Crypto Power Consumption
Long before the start of the energy crisis, the domain of cryptocurrencies plunged into a miniature energy issue of its own. That happened nearly a year ago, in the middle of 2021. Back then, Elon Musk, the CEO of Tesla declared that the company, which suddenly adopted cryptocurrencies on a massive level, would no longer develop systems for crypto payments. Prior to that, Tesla Motors opened up the possibility of paying in bitcoin for its new vehicles. However, all of the sudden, Musk declared that crypto, and bitcoin, in particular, is a technology that is consuming too much power. As it does the same, the same energy comes from sources that are completely fossil-based and which produce a lot of excess CO2.
That in turn produces a stronger influence on the already very negative processes of climate change and global devastation that this produces. With the reaction of Elon Musk, which many found not to be genuine and more akin to a shrewd business than actual environmental concerns, the reaction of the public came in force as well. That resulted in a massive fall of crypto prices and market caps, which made a bear market almost single-handedly. All the while, the actual narrative is quite different and includes factors that actually help in fighting climate change, not in the process of exuberating it. That narrative is presently becoming clearer across the board and in many different quarters, not just early adopters like esports players or libertarian-minded individuals.

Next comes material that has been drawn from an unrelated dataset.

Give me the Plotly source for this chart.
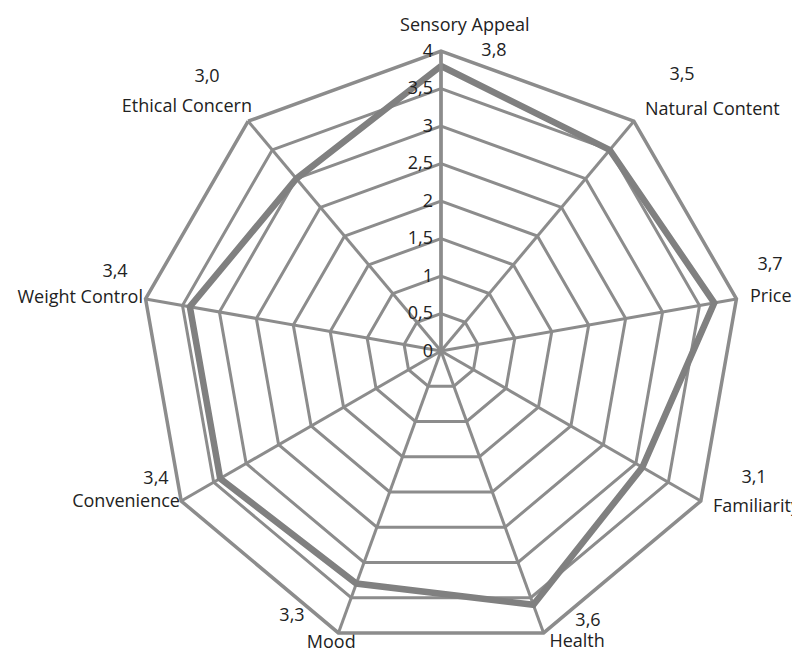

As soon as the narrative from Elon Musk began to be shared, many were quick to point out that bitcoin at least is mainly using energy from renewable sources. Some estimates placed that number to over 78 percent even in the middle of 2021. Today, that number is a lot higher. The reason for this is not the simple fact that Elon Musk put additional pressure on the industry to use these renewable sources, but because it simply makes financial sense. Renewable energy sources are cheaper in the long run and demand a relatively high level of initial investment, But, that is not a problem for many mines that already have a lot of excess funds that they are looking to invest into their operations.

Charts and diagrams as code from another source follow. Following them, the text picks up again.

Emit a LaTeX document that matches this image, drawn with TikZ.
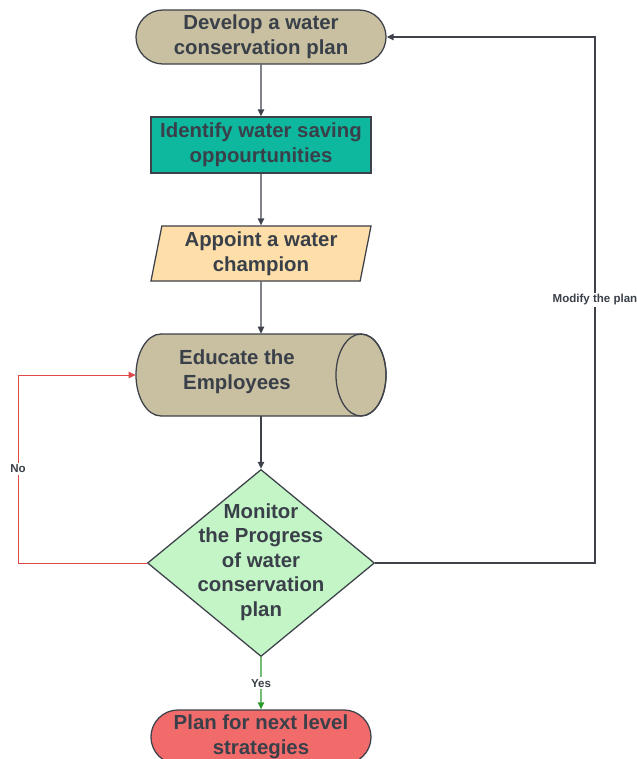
\documentclass[tikz,border=0pt]{standalone}
\usepackage{fontspec}
\setmainfont{Liberation Sans}
\usetikzlibrary{shapes.geometric, shapes.misc, arrows.meta}

\definecolor{tanfill}{HTML}{C9C0A1}
\definecolor{tealfill}{HTML}{0DB89E}
\definecolor{orangefill}{HTML}{FFDFA9}
\definecolor{greenfill}{HTML}{C4F5C6}
\definecolor{redfill}{HTML}{F26B6B}
\definecolor{textgray}{HTML}{3A4049}
\definecolor{linegray}{HTML}{3C414A}
\definecolor{nored}{HTML}{E04848}
\definecolor{yesgreen}{HTML}{2A9A2A}

\begin{document}
\begin{tikzpicture}[x=0.025cm, y=-0.025cm, >={Triangle[length=5pt, width=4.5pt]},
    shapebox/.style={draw=linegray, line width=0.9pt, inner sep=0pt},
    boxtext/.style={font=\fontsize{14.5}{17.5}\selectfont\bfseries, text=textgray, align=center},
    link/.style={->, draw=linegray, line width=1pt},
    lbl/.style={fill=white, font=\fontsize{8.2}{10}\selectfont\bfseries, text=textgray, inner sep=1.5pt}]
    \useasboundingbox (0,0) rectangle (637,759);

    % main column
    \node[shapebox, boxtext, rounded rectangle, fill=tanfill, minimum width=6.25cm, minimum height=1.35cm] (develop) at (261,37) {Develop a water\\conservation plan};
    \node[shapebox, boxtext, rectangle, fill=tealfill, minimum width=5.5cm, minimum height=1.4cm] (identify) at (261,145) {Identify water saving\\oppourtunities};
    \node[shapebox, boxtext, trapezium, trapezium left angle=76, trapezium right angle=104, trapezium stretches body, fill=orangefill, minimum width=5.5cm, minimum height=1.375cm] (appoint) at (261,253.5) {Appoint a water\\champion};

    % cylinder, lying on its side
    \node[inner sep=0pt, minimum width=6.25cm, minimum height=2.05cm] (educate) at (261,375) {};
    \filldraw[draw=linegray, fill=tanfill, line width=0.9pt] (161,334) -- (361,334) arc (90:-90:0.625cm and 1.025cm) -- (161,416) arc (270:90:0.625cm and 1.025cm) -- cycle;
    \draw[draw=linegray, line width=0.9pt] (361,375) ellipse (0.625cm and 1.025cm);
    \node[boxtext] (educatetext) at (237,372) {Educate the\\Employees};

    \node[shapebox, diamond, fill=greenfill, minimum width=5.675cm, minimum height=4.675cm] (monitor) at (261,563) {};
    \node[boxtext] (monitortext) at (261,562) {Monitor\\the Progress\\of water\\conservation\\plan};
    \node[shapebox, boxtext, rounded rectangle, fill=redfill, minimum width=5.5cm, minimum height=1.35cm] (nextlevel) at (261,737) {Plan for next level\\strategies};

    \draw[link] (develop) -- (identify);
    \draw[link] (identify) -- (appoint);
    \draw[link] (appoint) -- (educate);
    \draw[link] (educate) -- (monitor);
    \draw[link, draw=yesgreen] (monitor) -- node[lbl] {Yes} (nextlevel);

    % loops back
    \coordinate (nocorner) at (18,563);
    \coordinate (modcorner) at (595,563);
    \draw[link, draw=nored, line width=0.7pt] (monitor.west) -- (nocorner) |- node[lbl, pos=0.25] {No} (educate.west);
    \draw[link] (monitor.east) -- (modcorner) |- node[lbl, pos=0.25] {Modify the plan} (develop.east);
\end{tikzpicture}
\end{document}
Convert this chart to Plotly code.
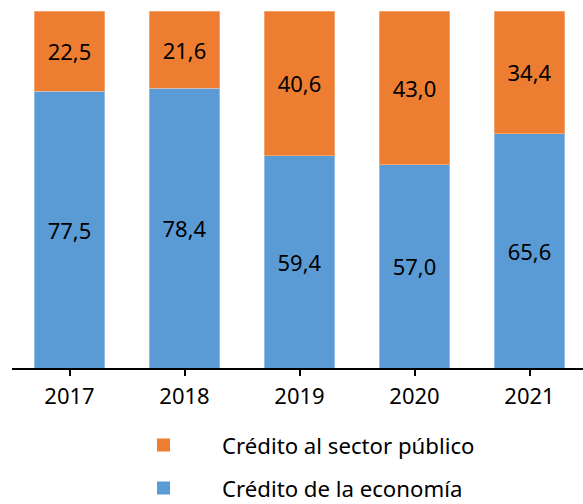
import plotly.graph_objects as go

years = ["2017", "2018", "2019", "2020", "2021"]
credito_economia = [77.5, 78.4, 59.4, 57.0, 65.6]
credito_publico = [22.5, 21.6, 40.6, 43.0, 34.4]

BLUE = "#5B9BD5"
ORANGE = "#ED7D31"
FONT = "Noto Sans"

fig = go.Figure()
fig.add_trace(go.Bar(
    x=years, y=credito_economia, name="Crédito de la economía",
    marker=dict(color=BLUE, line=dict(color="#B9D3EE", width=0.6)),
    texttemplate="%{y:.1f}", textposition="inside", insidetextanchor="middle",
    textfont=dict(color="black", size=22, family=FONT), showlegend=False,
))
fig.add_trace(go.Bar(
    x=years, y=credito_publico, name="Crédito al sector público",
    marker=dict(color=ORANGE, line=dict(color="#F6BE98", width=0.6)),
    texttemplate="%{y:.1f}", textposition="inside", insidetextanchor="middle",
    textfont=dict(color="black", size=22, family=FONT), showlegend=False,
))

# Legend drawn as colour swatches plus labels below the axis
legend_items = [("Crédito al sector público", ORANGE, 445), ("Crédito de la economía", BLUE, 488)]
H = 504
for label, color, yc in legend_items:
    fig.add_shape(type="rect", xref="paper", yref="paper",
                  x0=(157 - 12) / 571, x1=(170 - 12) / 571,
                  y0=(368 - (yc + 6.5)) / 357, y1=(368 - (yc - 6.5)) / 357,
                  fillcolor=color, line=dict(width=0))
    fig.add_annotation(text=label, xref="paper", yref="paper",
                       x=(220 - 12) / 571, y=(368 - yc) / 357,
                       xanchor="left", yanchor="middle", showarrow=False,
                       font=dict(size=22.2, color="black", family=FONT))

fig.update_layout(
    barmode="stack", bargap=0.39,
    width=583, height=H,
    margin=dict(l=12, r=0, t=11, b=136),
    plot_bgcolor="white", paper_bgcolor="white",
    separators=",.",
    uniformtext=dict(minsize=8, mode="show"),
    xaxis=dict(range=[-0.5, 4.465], showline=True, linecolor="black", linewidth=1.5,
               ticks="outside", ticklen=6, tickcolor="black", tickwidth=1.5,
               ticklabelstandoff=2,
               tickfont=dict(size=22, color="black", family=FONT), fixedrange=True),
    yaxis=dict(range=[0, 100], visible=False, fixedrange=True),
)

fig.write_html("out.html")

That is why so many mining pools began placing a lot of money into renewable energy sources long before it was trendy to go green on a corporate level. It made financial sense years ago and it makes even more financial sense today. Furthermore, the energy crisis of late 2021 showed that the price of fossil fuel-based energy will likely continue to rise, while renewable resources will continue to go down, especially when it comes to low-level tech solutions like regular solar panels. As more and more of these become accessible, so does crypto seek out green solutions to improve the climate and improve their bottom line all at the same time. However, the true opportunities for crypto still await on a much more diverse playing field.
In Europe, the war between Ukraine and Russia is pushing the EU to look for energy alternatives. That includes alternative energy sources for Russian natural gas. It currently provides something close to 40 percent of EU needs and much of that goes to the heating of personal homes, offices, industries, and all other locations where people tend to spend time during the cold months.
For individuals, crypto mining rigs will become an alternative source of heat production. These utilize electrical power – which will become reliant on renewable sources – and produce heat. However, crypto-based heating produces excess heat from the GPU elements, but it also produces cryptocurrency. The same could offset in a positive direction the bills of users as well. So, it could be expected that in the next winter season, many homes in the EU will begin exploring the crypto heating option. This might not be the first choice for many residents, but it will become if natural gas becomes both scarce and very expensive.
Bitcoin for Power
The final element of the same changing balance of power when it comes to energy production is the process of financial support. With bitcoin and other digital currencies, people in the developing and underdeveloped world would be able to get direct, crowdfunding support on a level of individual backers for their renewable energy production. A person in the western nation could directly subsidize a household in the equatorial region with crypto and without any mainstream banking service, to attain and install solar power. That alone could be a small and silent revolution in applied renewable technology and a big ally in combating climate change.